**TASK TO COMPLETE:** Only the lines from the one with "Rebuild this chart" to the one with "import plotly.graph_objects as go", both included, should be output, without any images.

= = = = =

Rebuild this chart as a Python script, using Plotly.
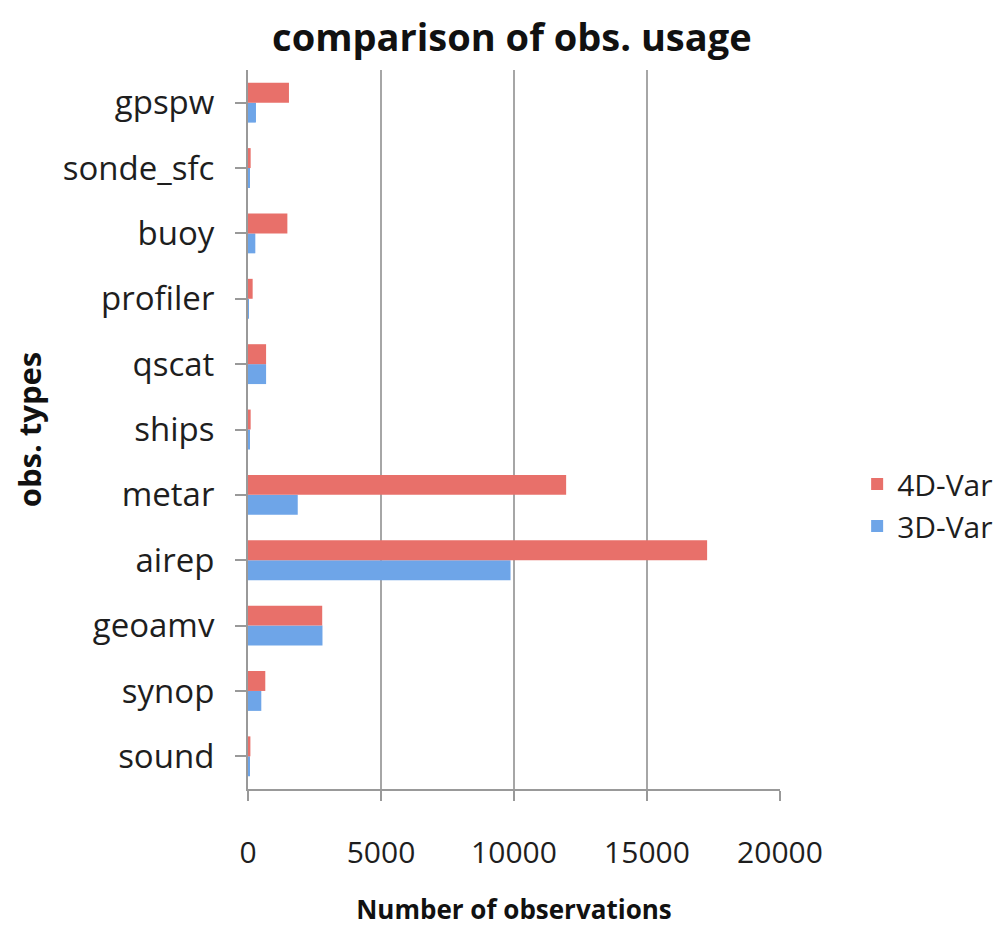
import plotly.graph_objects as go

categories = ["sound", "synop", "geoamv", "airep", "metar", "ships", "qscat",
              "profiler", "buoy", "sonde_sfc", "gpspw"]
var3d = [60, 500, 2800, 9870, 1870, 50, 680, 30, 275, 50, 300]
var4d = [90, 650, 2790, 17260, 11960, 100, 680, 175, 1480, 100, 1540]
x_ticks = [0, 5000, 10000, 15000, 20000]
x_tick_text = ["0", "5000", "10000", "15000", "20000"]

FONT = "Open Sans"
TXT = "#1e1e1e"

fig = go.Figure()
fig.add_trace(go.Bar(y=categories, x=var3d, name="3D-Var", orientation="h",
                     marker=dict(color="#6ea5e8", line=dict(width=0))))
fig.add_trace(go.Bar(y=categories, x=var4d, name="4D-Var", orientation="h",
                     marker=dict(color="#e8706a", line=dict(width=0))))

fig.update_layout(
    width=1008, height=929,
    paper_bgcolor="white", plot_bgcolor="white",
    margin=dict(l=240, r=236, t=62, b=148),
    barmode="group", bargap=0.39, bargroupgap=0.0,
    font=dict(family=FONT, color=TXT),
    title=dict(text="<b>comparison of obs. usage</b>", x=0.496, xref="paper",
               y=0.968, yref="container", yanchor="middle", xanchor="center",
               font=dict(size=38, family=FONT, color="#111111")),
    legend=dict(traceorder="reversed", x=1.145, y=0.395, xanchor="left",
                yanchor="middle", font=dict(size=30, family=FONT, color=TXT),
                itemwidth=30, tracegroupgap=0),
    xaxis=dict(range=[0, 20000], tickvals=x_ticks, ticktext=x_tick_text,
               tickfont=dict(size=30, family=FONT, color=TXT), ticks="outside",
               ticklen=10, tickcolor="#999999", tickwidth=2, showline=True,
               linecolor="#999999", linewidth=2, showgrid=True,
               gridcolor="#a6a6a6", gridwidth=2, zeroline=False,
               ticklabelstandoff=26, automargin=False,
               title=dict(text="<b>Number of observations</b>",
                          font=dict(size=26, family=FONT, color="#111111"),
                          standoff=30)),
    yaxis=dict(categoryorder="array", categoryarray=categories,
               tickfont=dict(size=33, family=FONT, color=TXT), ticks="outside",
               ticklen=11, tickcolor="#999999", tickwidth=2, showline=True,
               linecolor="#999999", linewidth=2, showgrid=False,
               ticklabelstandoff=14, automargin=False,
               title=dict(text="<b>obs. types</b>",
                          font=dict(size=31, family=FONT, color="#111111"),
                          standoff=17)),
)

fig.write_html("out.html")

= = = = =

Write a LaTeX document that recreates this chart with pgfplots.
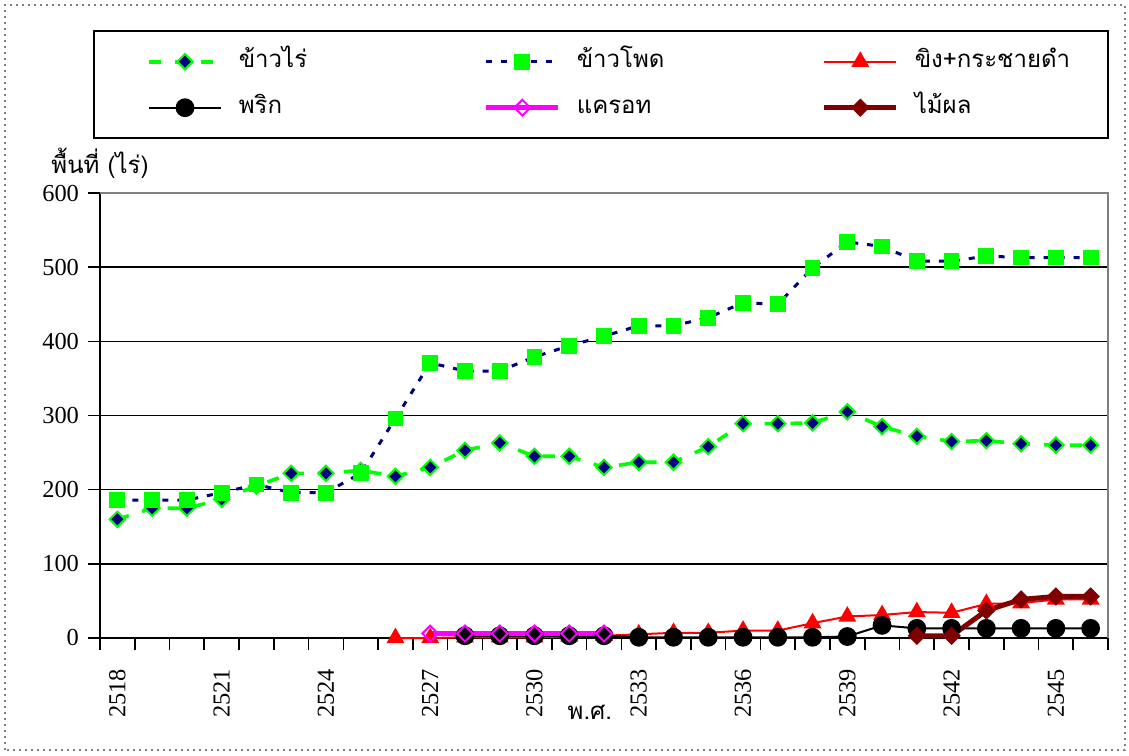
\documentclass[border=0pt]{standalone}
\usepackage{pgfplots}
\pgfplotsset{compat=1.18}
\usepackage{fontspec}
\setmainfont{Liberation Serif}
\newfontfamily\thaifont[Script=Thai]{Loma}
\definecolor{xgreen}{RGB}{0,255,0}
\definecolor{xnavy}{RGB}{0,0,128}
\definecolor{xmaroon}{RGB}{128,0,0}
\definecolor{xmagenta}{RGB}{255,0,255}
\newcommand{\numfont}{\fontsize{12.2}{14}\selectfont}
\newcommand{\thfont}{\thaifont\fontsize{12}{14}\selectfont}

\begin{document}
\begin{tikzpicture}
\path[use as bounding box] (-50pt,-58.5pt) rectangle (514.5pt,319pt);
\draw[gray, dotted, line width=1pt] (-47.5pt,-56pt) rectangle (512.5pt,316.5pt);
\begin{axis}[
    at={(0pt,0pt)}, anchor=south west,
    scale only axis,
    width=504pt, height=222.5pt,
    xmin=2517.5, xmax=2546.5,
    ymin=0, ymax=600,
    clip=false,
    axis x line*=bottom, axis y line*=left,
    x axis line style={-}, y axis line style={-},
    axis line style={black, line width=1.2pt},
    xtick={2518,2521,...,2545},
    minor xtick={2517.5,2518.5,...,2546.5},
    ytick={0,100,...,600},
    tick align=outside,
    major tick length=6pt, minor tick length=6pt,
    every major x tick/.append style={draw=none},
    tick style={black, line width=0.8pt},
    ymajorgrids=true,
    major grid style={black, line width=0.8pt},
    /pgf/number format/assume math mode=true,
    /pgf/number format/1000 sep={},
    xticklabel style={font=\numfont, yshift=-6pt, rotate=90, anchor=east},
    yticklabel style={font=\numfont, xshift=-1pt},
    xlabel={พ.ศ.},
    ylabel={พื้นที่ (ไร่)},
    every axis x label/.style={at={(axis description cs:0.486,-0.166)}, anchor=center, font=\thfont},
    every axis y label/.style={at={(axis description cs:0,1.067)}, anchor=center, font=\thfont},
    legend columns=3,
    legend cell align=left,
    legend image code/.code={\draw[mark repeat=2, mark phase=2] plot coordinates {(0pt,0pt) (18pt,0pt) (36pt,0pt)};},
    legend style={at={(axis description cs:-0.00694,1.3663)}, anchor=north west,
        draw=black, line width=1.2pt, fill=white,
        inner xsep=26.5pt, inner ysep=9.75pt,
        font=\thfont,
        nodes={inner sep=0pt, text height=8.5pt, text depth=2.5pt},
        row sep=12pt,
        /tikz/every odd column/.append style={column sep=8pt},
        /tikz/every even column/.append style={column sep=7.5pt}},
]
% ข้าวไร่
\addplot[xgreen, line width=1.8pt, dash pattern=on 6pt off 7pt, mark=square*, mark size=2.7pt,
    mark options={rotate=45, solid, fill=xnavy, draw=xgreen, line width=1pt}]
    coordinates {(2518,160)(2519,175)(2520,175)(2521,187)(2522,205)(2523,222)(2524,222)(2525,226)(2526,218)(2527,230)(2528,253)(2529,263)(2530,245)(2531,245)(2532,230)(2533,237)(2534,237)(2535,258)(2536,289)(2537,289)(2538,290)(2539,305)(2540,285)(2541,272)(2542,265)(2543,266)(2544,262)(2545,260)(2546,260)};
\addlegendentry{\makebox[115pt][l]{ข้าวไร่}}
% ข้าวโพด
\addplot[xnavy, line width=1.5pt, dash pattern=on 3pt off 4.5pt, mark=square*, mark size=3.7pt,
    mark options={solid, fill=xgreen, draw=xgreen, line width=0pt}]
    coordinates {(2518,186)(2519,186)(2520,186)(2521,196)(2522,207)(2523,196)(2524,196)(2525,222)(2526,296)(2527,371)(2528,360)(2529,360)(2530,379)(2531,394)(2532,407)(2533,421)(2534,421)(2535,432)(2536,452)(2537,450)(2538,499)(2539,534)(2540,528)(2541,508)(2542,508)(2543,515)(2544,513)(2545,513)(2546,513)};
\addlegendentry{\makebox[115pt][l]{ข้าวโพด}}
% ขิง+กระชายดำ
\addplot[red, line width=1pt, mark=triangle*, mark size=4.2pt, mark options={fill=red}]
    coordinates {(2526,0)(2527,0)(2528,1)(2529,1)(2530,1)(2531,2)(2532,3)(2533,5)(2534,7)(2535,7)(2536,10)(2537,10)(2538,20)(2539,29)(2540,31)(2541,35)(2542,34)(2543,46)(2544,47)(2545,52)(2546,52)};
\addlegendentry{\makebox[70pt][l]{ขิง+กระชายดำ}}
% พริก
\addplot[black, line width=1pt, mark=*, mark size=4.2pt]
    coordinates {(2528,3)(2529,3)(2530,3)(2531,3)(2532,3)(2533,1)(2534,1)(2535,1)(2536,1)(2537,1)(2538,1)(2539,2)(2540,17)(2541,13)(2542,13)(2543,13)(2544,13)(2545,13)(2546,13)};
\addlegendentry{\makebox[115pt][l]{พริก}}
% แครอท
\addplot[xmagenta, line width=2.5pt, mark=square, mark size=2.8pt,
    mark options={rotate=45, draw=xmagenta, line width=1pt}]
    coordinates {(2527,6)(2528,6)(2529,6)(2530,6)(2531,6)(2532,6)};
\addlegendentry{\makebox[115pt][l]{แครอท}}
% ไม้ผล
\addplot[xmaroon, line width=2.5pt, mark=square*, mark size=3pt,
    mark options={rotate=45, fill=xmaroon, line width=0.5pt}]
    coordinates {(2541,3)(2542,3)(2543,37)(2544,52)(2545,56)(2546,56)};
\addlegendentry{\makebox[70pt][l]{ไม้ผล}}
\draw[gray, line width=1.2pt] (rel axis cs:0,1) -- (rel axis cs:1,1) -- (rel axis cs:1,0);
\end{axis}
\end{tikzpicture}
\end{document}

= = = = =

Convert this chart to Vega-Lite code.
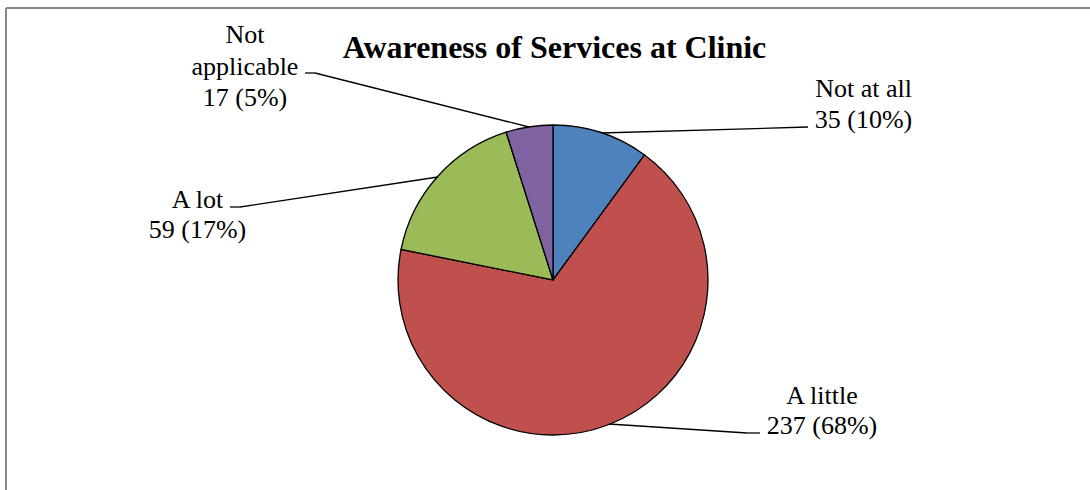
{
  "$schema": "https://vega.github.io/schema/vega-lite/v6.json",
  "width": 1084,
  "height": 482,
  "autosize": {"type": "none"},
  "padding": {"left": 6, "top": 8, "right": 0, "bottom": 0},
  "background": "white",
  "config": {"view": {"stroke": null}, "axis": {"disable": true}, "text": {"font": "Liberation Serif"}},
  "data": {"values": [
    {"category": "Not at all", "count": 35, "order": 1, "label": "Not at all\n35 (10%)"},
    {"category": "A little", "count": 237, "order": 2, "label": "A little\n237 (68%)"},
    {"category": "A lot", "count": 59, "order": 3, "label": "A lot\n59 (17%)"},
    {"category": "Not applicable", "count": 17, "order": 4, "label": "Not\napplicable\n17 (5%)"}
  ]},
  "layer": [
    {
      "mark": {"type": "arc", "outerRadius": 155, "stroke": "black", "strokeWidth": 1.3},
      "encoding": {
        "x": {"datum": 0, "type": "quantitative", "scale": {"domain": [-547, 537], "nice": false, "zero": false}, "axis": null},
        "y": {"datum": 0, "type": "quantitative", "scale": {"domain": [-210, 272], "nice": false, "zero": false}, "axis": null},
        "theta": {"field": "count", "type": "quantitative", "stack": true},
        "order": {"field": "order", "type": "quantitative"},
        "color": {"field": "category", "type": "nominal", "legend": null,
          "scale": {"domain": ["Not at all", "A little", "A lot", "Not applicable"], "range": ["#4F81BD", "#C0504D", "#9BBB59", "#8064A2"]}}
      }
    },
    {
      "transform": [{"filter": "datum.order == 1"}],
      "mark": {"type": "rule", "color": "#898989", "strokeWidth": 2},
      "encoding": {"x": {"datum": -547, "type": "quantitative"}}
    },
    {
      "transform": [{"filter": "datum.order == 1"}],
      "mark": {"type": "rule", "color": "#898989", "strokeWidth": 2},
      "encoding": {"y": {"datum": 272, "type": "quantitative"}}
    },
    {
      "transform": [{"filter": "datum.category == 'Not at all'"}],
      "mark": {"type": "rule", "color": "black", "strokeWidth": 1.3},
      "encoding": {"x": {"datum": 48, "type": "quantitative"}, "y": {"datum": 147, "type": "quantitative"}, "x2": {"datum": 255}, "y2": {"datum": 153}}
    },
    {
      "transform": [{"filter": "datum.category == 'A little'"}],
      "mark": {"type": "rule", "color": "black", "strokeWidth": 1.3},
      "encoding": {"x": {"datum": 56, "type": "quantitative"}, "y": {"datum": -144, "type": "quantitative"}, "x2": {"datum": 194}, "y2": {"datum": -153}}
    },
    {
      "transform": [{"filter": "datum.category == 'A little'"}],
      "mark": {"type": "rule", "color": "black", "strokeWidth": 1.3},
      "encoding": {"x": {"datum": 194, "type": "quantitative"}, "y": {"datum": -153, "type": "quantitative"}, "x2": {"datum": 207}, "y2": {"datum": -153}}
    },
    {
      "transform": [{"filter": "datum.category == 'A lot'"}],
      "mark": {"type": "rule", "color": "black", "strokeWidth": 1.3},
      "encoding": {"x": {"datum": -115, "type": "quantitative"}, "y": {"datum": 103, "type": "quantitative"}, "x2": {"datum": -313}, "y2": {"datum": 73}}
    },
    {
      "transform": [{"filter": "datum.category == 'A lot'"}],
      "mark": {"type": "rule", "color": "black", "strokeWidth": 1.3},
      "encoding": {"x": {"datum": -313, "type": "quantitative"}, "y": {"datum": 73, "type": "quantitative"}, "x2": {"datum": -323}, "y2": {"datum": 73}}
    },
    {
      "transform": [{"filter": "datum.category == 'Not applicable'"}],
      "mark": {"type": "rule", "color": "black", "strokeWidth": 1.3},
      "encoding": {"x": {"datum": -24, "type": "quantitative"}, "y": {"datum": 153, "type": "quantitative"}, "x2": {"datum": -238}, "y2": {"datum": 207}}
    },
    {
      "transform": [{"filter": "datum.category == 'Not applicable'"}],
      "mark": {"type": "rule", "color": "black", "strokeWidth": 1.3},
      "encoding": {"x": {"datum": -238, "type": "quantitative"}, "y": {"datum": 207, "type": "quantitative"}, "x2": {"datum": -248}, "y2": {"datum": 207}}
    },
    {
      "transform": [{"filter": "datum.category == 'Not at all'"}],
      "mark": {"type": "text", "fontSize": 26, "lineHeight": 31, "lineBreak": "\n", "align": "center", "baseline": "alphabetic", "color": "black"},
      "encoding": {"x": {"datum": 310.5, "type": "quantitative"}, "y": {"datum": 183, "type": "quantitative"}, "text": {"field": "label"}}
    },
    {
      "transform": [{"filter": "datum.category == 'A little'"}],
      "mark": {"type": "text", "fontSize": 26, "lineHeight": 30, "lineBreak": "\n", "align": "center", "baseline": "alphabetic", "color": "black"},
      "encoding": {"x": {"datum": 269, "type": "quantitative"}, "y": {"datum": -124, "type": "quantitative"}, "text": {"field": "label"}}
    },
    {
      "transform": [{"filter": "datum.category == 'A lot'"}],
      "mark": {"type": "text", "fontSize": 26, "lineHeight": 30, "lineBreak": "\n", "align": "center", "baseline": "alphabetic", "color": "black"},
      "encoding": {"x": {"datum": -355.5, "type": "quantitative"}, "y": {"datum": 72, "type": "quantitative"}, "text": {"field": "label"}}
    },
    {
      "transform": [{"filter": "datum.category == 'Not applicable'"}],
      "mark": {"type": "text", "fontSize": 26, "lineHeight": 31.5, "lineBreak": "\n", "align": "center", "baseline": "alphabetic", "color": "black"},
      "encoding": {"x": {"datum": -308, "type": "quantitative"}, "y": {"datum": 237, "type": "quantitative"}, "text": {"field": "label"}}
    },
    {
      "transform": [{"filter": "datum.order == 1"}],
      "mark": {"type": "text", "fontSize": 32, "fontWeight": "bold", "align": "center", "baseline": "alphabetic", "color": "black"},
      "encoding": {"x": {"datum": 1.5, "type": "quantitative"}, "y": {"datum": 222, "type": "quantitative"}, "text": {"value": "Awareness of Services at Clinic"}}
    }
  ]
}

= = = = =

**FINISHED ANSWER:**
Rebuild this chart as a Python script, using Plotly.
import plotly.graph_objects as go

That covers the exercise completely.